The Economist article, alongside many other similar articles that have been published over the last few months in reputable business pages, indicate that a compartmentalisation regarding what constitutes effective CSR has occured amongst the blue chips, the then and current key proponents and standard barers of CSR. There was always the fear that such initiatives would not be taken seriously by consumers and other stakeholders, especially in the case of the traditionally less morally concerned companies. However, whilst there appears to have been consensus on the importance of perception of CSR activities, there exists currently a fundamental disconnect within many companies between that realisation and their choice to shift CSR budgets toward such activities which present a short term return, such as investing in tele-conferencing systems isntead of far greater expenditure on corporate travel, which just happens to also reduce a companies annaul carbon footprint. In and of itself this short-termist approach to CSR, in comparison to other companies approach such as 'Tripple Velvets' new initiative to plant 3 trees for every tree it cuts down which constitutes a more long term commitment to CSR, are not and should not be perceived as lesser attempts to become a socially responsible company. However, the benefits accrued in terms of brand appreciation through positive differentiation from competitors in the short term and consumer incentivising benchmark creation in the long term in the context where such activities as actively reducing carbon emissions and purchasing more fairly traded cocoa beans where farmers are paid more for their yield, are paltry in comparison to the context where the same activites are occuring and a decent amount of ad money is earmarked for in-tandem expenditure to promote to stakeholders, especially consumers, that such activities are going on. 

As the majority of CSR's initial proponents and detractors noted the key success factor for such initiatives toward building brand appreciation was and is perception, specifically gaining the trust of stakeholders and informing them of such activities so that they may recognise the genuine nature of effort CSR companies are putting into such activities. Consequently, those activities such as 'Tripple Velvet's which represent a greater (harder to wiggle out of) committment to CSR in the long term are far more effective at inspiring such appreciation and trust from stakeholders than short term initiatives which are quite clearly designed to cut costs in the recessionary climate and just happen to be constituents of good CSR practice.

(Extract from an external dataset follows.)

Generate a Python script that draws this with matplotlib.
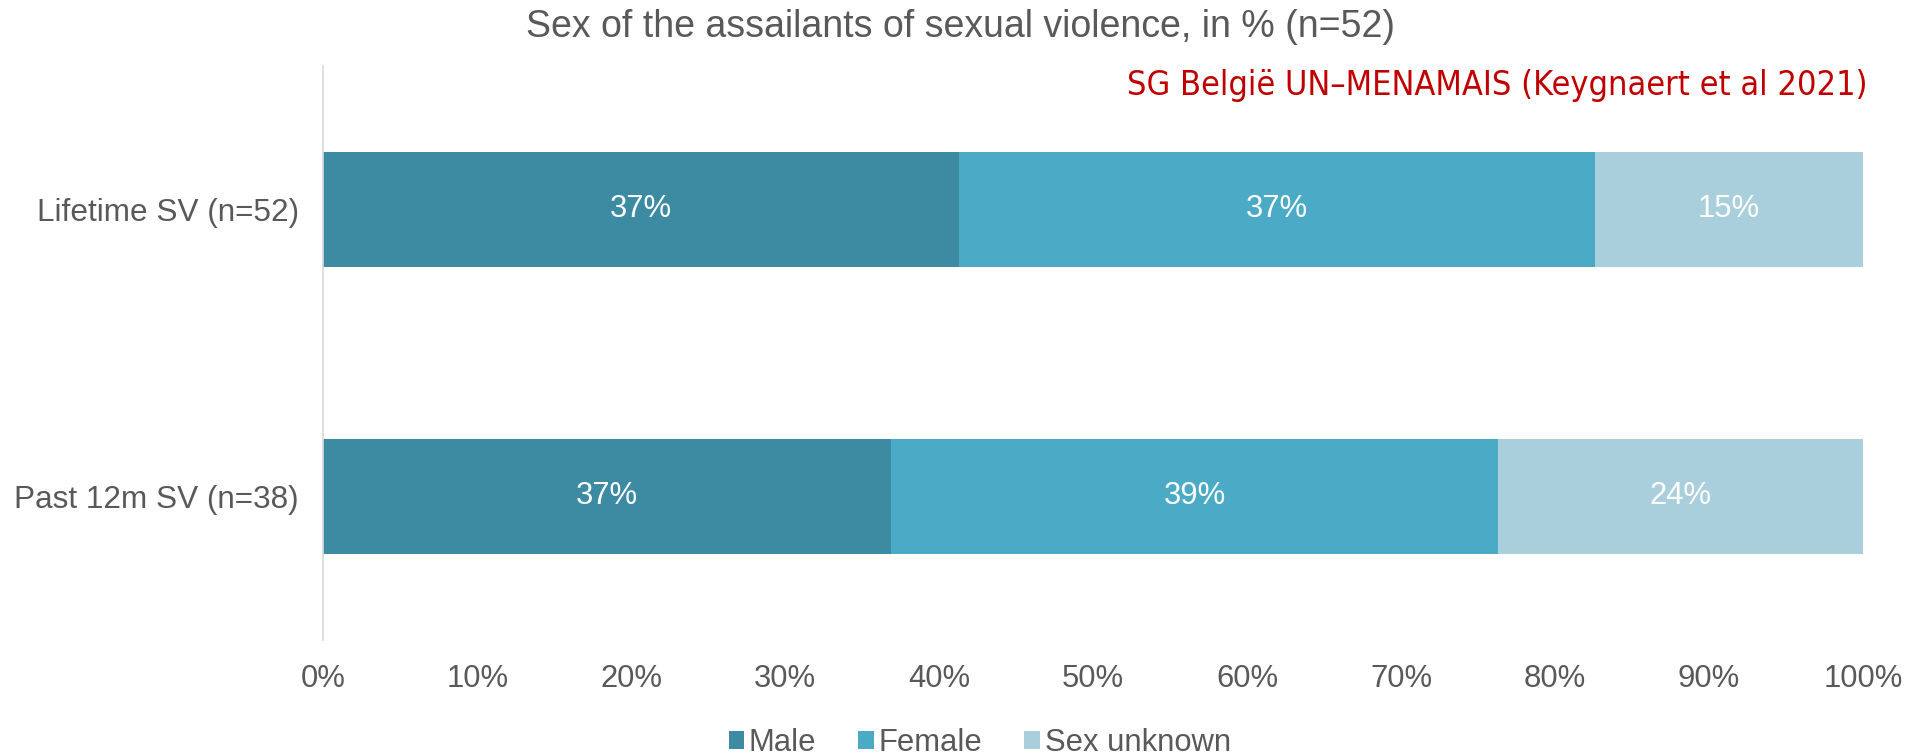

Not every company can undertake such an initiative as planting trees/investing in stock to the extent that its primarily a socially responsible expenditure (though one could argue the toilet paper company is merely investing into stockbacks to avoid the volatility of resource price fluction), however, when in doubt there's always the tried and test 'Ben and Jerry's' approach; giving a percentage of your profits to a sequential list of charities. Such a move would constitute possibly the greatest, most long term committment to CSR, however, it also cuts down consumers cognitive expenditure in cutting through the marketing noise and rationally assessing which company is more ethical and from whom to purchase which product, by creating a set of substitute products/services and experiential goods that instantly attest to their own socially reponsible natures with a simple packaging point that says 5%... 

Whether Capitalism 3.0 manages to pull itself back onto the ledge, take a running jump and learn to fly is moderated by many variables, some national economy specific, some global, some politically determinable some determinable by the private sector, and some mutually determined through co-operating and long term thinking, but whats certain is CSR shall play a large part in determining whom within the market is the fittest post crunch, be it in the form of adapting to the revenue poor recessionary climate by growing a fur coat; changing operational expenditure in the long term, or adapting to the current climate to the extent that constitutes evolution of the species, one with a far healthier, far safer, far more alltogether profitable appraoch to this brave new world.